Effects of soil moisture on aging of exogenous selenate in three different soils and mechanisms

Abstract

Soil moisture influences the aging of metals/metalloids in soil by affecting soil properties and metal/metalloid speciation transformation. However, the effect of soil moisture on selenium (Se) aging in soil and its mechanism remain unclear. This study is the first to investigate the effects of water-deficient (50% WFC), -sufficient (75% WFC), and -saturated (100% WFC) conditions on Se aging in three distinct soils (loess soil, black soil, and krasnozem) through incubation experiment (140 d) with selenate addition. The results indicated that hexavalent Se (Se(VI)) was the predominant species in the soluble Se fractions in soils regardless of soil moisture condition, while Se species in the exchangeable Se fractions were affected by soil moisture and type.
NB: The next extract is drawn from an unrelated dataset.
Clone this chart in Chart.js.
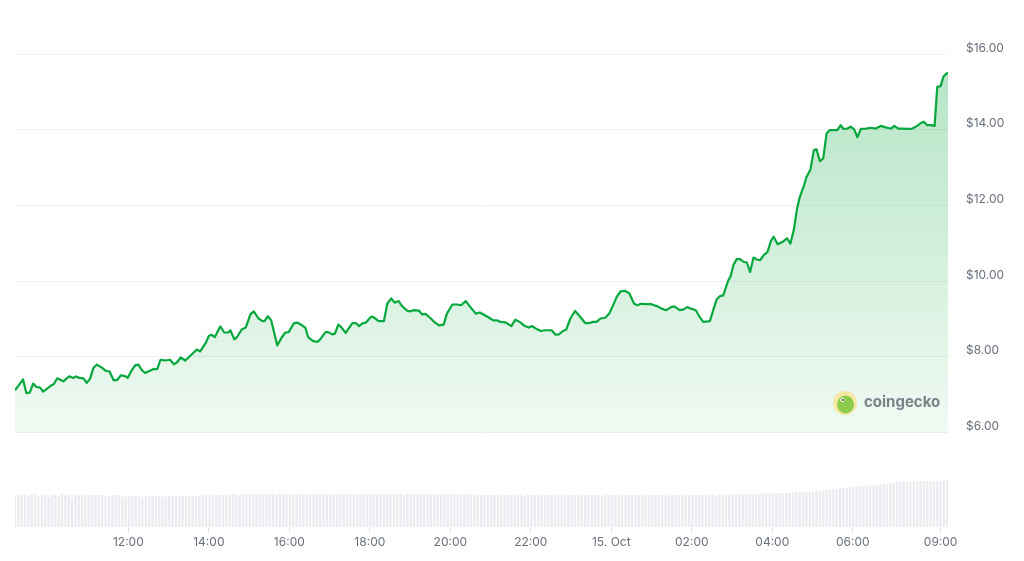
<!DOCTYPE html>
<html>
<head>
<meta charset="utf-8">
<title>Price chart</title>
<script src="https://cdn.jsdelivr.net/npm/chart.js@4.4.1/dist/chart.umd.min.js"></script>
<style>
  html, body { margin: 0; padding: 0; background: #ffffff; }
  #wrap { width: 1024px; height: 561px; }
</style>
</head>
<body>
<div id="wrap"><canvas id="myChart" width="1024" height="561"></canvas></div>
<script>
// Tiempos en minutos desde 14 Oct 00:00
const priceTimes = [
  551, 563, 568, 573, 578, 583, 588, 593, 599, 605, 609, 614, 623, 629, 632, 638, 642, 647, 653, 658,
  663, 668, 673, 679, 686, 692, 698, 703, 709, 716, 719, 724, 730, 735, 740, 745, 752, 757, 763, 768,
  775, 782, 788, 793, 798, 805, 812, 822, 827, 835, 840, 844, 849, 857, 863, 869, 872, 878, 882, 889,
  895, 902, 907, 914, 920, 923, 928, 933, 942, 948, 954, 959, 967, 972, 979, 984, 988, 995, 1002, 1006,
  1014, 1018, 1024, 1028, 1033, 1038, 1044, 1054, 1059, 1064, 1069, 1074, 1082, 1086, 1093, 1101, 1106, 1112, 1117, 1123,
  1128, 1136, 1141, 1145, 1153, 1158, 1163, 1171, 1176, 1183, 1190, 1195, 1203, 1210, 1216, 1223, 1230, 1238, 1244, 1250,
  1258, 1264, 1270, 1275, 1282, 1291, 1297, 1305, 1311, 1317, 1322, 1328, 1335, 1341, 1346, 1351, 1357, 1362, 1368, 1373,
  1379, 1386, 1393, 1401, 1407, 1413, 1418, 1424, 1431, 1437, 1442, 1448, 1454, 1461, 1467, 1474, 1479, 1484, 1491, 1499,
  1504, 1509, 1515, 1522, 1529, 1534, 1542, 1548, 1553, 1559, 1566, 1571, 1577, 1587, 1592, 1597, 1602, 1607, 1611, 1614,
  1618, 1622, 1627, 1632, 1637, 1642, 1647, 1652, 1657, 1662, 1667, 1673, 1678, 1682, 1688, 1695, 1702, 1707, 1712, 1717,
  1721, 1727, 1731, 1737, 1742, 1746, 1751, 1756, 1761, 1766, 1772, 1777, 1782, 1786, 1792, 1797, 1802, 1807, 1812, 1820,
  1827, 1834, 1842, 1849, 1857, 1862, 1868, 1874, 1882, 1889, 1896, 1901, 1906, 1911, 1917, 1922, 1926, 1931, 1935, 1939,
  1942
];

// Precio en USD
const prices = [
  7.11, 7.40, 7.04, 7.05, 7.29, 7.20, 7.19, 7.08, 7.16, 7.24, 7.28, 7.43, 7.35, 7.44, 7.48, 7.44, 7.48, 7.44, 7.43, 7.31,
  7.42, 7.71, 7.79, 7.73, 7.63, 7.61, 7.38, 7.38, 7.51, 7.48, 7.44, 7.61, 7.77, 7.79, 7.65, 7.57, 7.63, 7.67, 7.67, 7.92,
  7.90, 7.92, 7.80, 7.86, 7.98, 7.90, 8.02, 8.19, 8.14, 8.35, 8.55, 8.58, 8.52, 8.80, 8.64, 8.64, 8.70, 8.46, 8.52, 8.72,
  8.77, 9.12, 9.20, 9.01, 8.94, 8.94, 9.07, 8.96, 8.30, 8.49, 8.64, 8.65, 8.89, 8.90, 8.83, 8.76, 8.52, 8.42, 8.39, 8.46,
  8.65, 8.65, 8.59, 8.61, 8.85, 8.77, 8.63, 8.89, 8.89, 8.81, 8.88, 8.90, 9.06, 9.04, 8.94, 8.94, 9.40, 9.54, 9.43, 9.47,
  9.34, 9.21, 9.20, 9.23, 9.22, 9.12, 9.13, 9.01, 8.92, 8.83, 8.85, 9.14, 9.38, 9.38, 9.36, 9.47, 9.31, 9.14, 9.17, 9.11,
  9.03, 8.96, 8.96, 8.92, 8.91, 8.81, 8.98, 8.90, 8.81, 8.77, 8.81, 8.74, 8.68, 8.70, 8.70, 8.70, 8.58, 8.59, 8.68, 8.72,
  9.01, 9.21, 9.07, 8.89, 8.89, 8.92, 8.92, 9.01, 9.03, 9.14, 9.33, 9.58, 9.73, 9.74, 9.67, 9.40, 9.36, 9.40, 9.39, 9.39,
  9.36, 9.33, 9.27, 9.23, 9.31, 9.33, 9.23, 9.25, 9.31, 9.27, 9.23, 9.07, 8.92, 8.94, 9.23, 9.51, 9.60, 9.62, 9.84, 10.00,
  10.13, 10.42, 10.58, 10.58, 10.51, 10.49, 10.24, 10.62, 10.57, 10.55, 10.68, 10.77, 11.06, 11.17, 10.97, 11.03, 11.13, 10.99, 11.34, 11.92,
  12.22, 12.51, 12.75, 12.95, 13.46, 13.48, 13.17, 13.24, 13.90, 13.99, 13.99, 13.99, 14.12, 14.02, 14.03, 14.08, 14.01, 13.80, 14.02, 14.03,
  14.05, 14.03, 14.10, 14.06, 14.03, 14.10, 14.03, 14.03, 14.02, 14.03, 14.10, 14.17, 14.21, 14.12, 14.12, 14.10, 15.13, 15.15, 15.40, 15.47,
  15.51
];

// Volumen (millones USD), una barra cada 5 minutos desde volumeStart
const volumeStart = 551;
const volumeStep = 5;
const volumes = [
  3.2, 3.2, 3.3, 3.2, 3.1, 3.2, 3.3, 3.1, 3.2, 3.2, 3.0, 3.2,
  3.2, 3.1, 3.3, 3.2, 3.2, 2.9, 3.2, 3.2, 3.2, 3.2, 3.2, 3.2,
  3.2, 3.2, 3.2, 3.1, 3.1, 3.2, 3.2, 3.2, 3.1, 3.0, 3.1, 3.1,
  3.1, 3.1, 3.0, 3.1, 3.1, 3.1, 3.1, 3.1, 3.1, 3.0, 3.1, 3.1,
  3.1, 3.1, 3.1, 3.1, 3.1, 3.1, 3.1, 3.1, 3.2, 3.2, 3.2, 3.2,
  3.2, 3.2, 3.2, 3.2, 3.2, 3.3, 3.2, 3.2, 3.3, 3.3, 3.3, 3.3,
  3.3, 3.3, 3.3, 3.3, 3.3, 3.3, 3.2, 3.3, 3.3, 3.3, 3.3, 3.3,
  3.3, 3.3, 3.3, 3.2, 3.3, 3.3, 3.3, 3.3, 3.3, 3.3, 3.3, 3.3,
  3.3, 3.3, 3.3, 3.3, 3.3, 3.2, 3.3, 3.3, 3.3, 3.3, 3.3, 3.3,
  3.3, 3.3, 3.3, 3.3, 3.3, 3.3, 3.3, 3.3, 3.2, 3.3, 3.3, 3.3,
  3.3, 3.3, 3.3, 3.3, 3.3, 3.3, 3.3, 3.3, 3.3, 3.3, 3.3, 3.3,
  3.3, 3.2, 3.3, 3.3, 3.2, 3.2, 3.3, 3.2, 3.2, 3.2, 3.2, 3.2,
  3.2, 3.2, 3.2, 3.2, 3.2, 3.2, 3.2, 3.2, 3.1, 3.2, 3.2, 3.2,
  3.2, 3.2, 3.2, 3.2, 3.2, 3.2, 3.2, 3.2, 3.2, 3.2, 3.2, 3.2,
  3.2, 3.2, 3.2, 3.2, 3.2, 3.2, 3.2, 3.1, 3.2, 3.2, 3.2, 3.2,
  3.2, 3.2, 3.2, 3.2, 3.2, 3.2, 3.2, 3.2, 3.2, 3.2, 3.2, 3.2,
  3.2, 3.2, 3.2, 3.1, 3.2, 3.2, 3.2, 3.2, 3.2, 3.2, 3.2, 3.2,
  3.2, 3.2, 3.2, 3.2, 3.2, 3.1, 3.2, 3.2, 3.2, 3.2, 3.2, 3.3,
  3.3, 3.3, 3.3, 3.3, 3.3, 3.3, 3.3, 3.4, 3.4, 3.4, 3.4, 3.4,
  3.4, 3.4, 3.4, 3.4, 3.4, 3.5, 3.5, 3.5, 3.5, 3.5, 3.6, 3.6,
  3.6, 3.7, 3.7, 3.7, 3.8, 3.8, 3.9, 3.9, 3.9, 4.0, 4.0, 4.0,
  4.1, 4.1, 4.1, 4.2, 4.2, 4.2, 4.3, 4.3, 4.3, 4.4, 4.4, 4.5,
  4.5, 4.5, 4.5, 4.5, 4.5, 4.6, 4.6, 4.6, 4.6, 4.6, 4.6, 4.6,
  4.6, 4.7, 4.7
];

// Etiquetas de los ejes
const tickTimes = [720, 840, 960, 1080, 1200, 1320, 1440, 1560, 1680, 1800, 1931];
const tickLabels = ['12:00', '14:00', '16:00', '18:00', '20:00', '22:00', '15. Oct', '02:00', '04:00', '06:00', '09:00'];
const priceTicks = [6, 8, 10, 12, 14, 16];

const lineColor = '#07a83d';
const fontFamily = 'Inter, "Noto Sans", sans-serif';

// Degradado verde bajo la línea
function fillGradient(context) {
    const chart = context.chart;
    const area = chart.chartArea;
    if (!area) return 'rgba(10,168,63,0.2)';
    const g = chart.ctx.createLinearGradient(0, area.top, 0, area.bottom);
    g.addColorStop(0, 'rgba(10,168,63,0.31)');
    g.addColorStop(1, 'rgba(10,168,63,0.0)');
    return g;
}

// Marca de agua "coingecko"
const watermark = {
    id: 'watermark',
    afterDatasetsDraw(chart) {
        const ctx = chart.ctx;
        const area = chart.chartArea;
        const cx = area.right - 103;
        const cy = area.top + 349;
        ctx.save();
        ctx.beginPath();
        ctx.arc(cx, cy, 12, 0, Math.PI * 2);
        ctx.fillStyle = '#f6e9a6';
        ctx.fill();
        ctx.beginPath();
        ctx.ellipse(cx + 0.5, cy + 1.5, 8.5, 9, 0, 0, Math.PI * 2);
        ctx.fillStyle = '#8dcc4c';
        ctx.fill();
        ctx.beginPath();
        ctx.arc(cx - 2.5, cy - 3, 2, 0, Math.PI * 2);
        ctx.fillStyle = '#ffffff';
        ctx.fill();
        ctx.beginPath();
        ctx.arc(cx - 2.2, cy - 3, 1, 0, Math.PI * 2);
        ctx.fillStyle = '#333333';
        ctx.fill();
        ctx.font = 'bold 15px ' + fontFamily;
        ctx.fillStyle = '#7b8089';
        ctx.textBaseline = 'middle';
        ctx.textAlign = 'left';
        ctx.fillText('coingecko', cx + 19, cy - 0.5);
        ctx.restore();
    }
};

const config = {
    data: {
        datasets: [{
            type: 'line',
            label: 'Precio',
            data: priceTimes.map((t, i) => ({ x: t, y: prices[i] })),
            yAxisID: 'y',
            borderColor: lineColor,
            borderWidth: 2.2,
            borderJoinStyle: 'round',
            pointRadius: 0,
            tension: 0,
            fill: { value: 6 },
            backgroundColor: fillGradient,
            order: 1
        }, {
            type: 'bar',
            label: 'Volumen',
            data: volumes.map((v, i) => ({ x: volumeStart + i * volumeStep, y: v })),
            yAxisID: 'yVol',
            backgroundColor: 'rgba(222,226,232,0.65)',
            categoryPercentage: 1,
            barPercentage: 0.7,
            order: 2
        }]
    },
    options: {
        responsive: false,
        animation: false,
        layout: { padding: { left: 15, top: 54, right: 0, bottom: 0 } },
        plugins: {
            legend: { display: false },
            tooltip: { enabled: false }
        },
        scales: {
            x: {
                type: 'linear',
                min: priceTimes[0],
                max: priceTimes[priceTimes.length - 1],
                offset: false,
                afterBuildTicks: (axis) => { axis.ticks = tickTimes.map(v => ({ value: v })); },
                afterFit: (axis) => { axis.height = 34; },
                ticks: {
                    autoSkip: false,
                    maxRotation: 0,
                    padding: 2,
                    color: '#69707c',
                    font: { family: fontFamily, size: 12 },
                    callback: (value) => tickLabels[tickTimes.indexOf(value)]
                },
                grid: { offset: false, drawOnChartArea: false, drawTicks: true, tickLength: 6, color: '#e3e5ea' },
                border: { display: false }
            },
            y: {
                position: 'right',
                min: 3.5,
                max: 16,
                afterBuildTicks: (axis) => { axis.ticks = priceTicks.map(v => ({ value: v })); },
                afterFit: (axis) => { axis.width = 76; },
                ticks: {
                    padding: 18,
                    labelOffset: -6,
                    color: '#69707c',
                    font: { family: fontFamily, size: 12 },
                    callback: (value) => '$' + value.toFixed(2)
                },
                grid: { drawTicks: false, color: '#f0f1f3' },
                border: { display: false }
            },
            yVol: {
                display: false,
                min: 0,
                max: 47.3
            }
        }
    },
    plugins: [watermark]
};

var myChart = new Chart(document.getElementById('myChart'), config);
</script>
</body>
</html>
The soluble Se fractions were gradually transformed into less available Se fractions during aging. Among the three soil moisture conditions, the decrease in the soluble Se fractions was largest under the water-saturated condition (94%–98%). Combined with the results of the mobility factor (MF) of soil Se and the Elovich model simulation, the water-saturated condition accelerated Se aging in soils compared with water-deficient and -sufficient conditions. The water-saturated condition decreased soil Eh and increased soil pH and DOC content, resulting in the reduction of Se(VI) to the low-valence Se states such as Se(IV), Se(0), or Se(–II). Se aging was fastest for the loess soil among the three tested soils due to its high pH and low Eh which are conducive to the reduction of Se(VI). 70 d was the equilibrium time of selenate aging in the three tested soils regardless of soil moisture condition. The findings provide a guideline for water management in Se biofortification practice.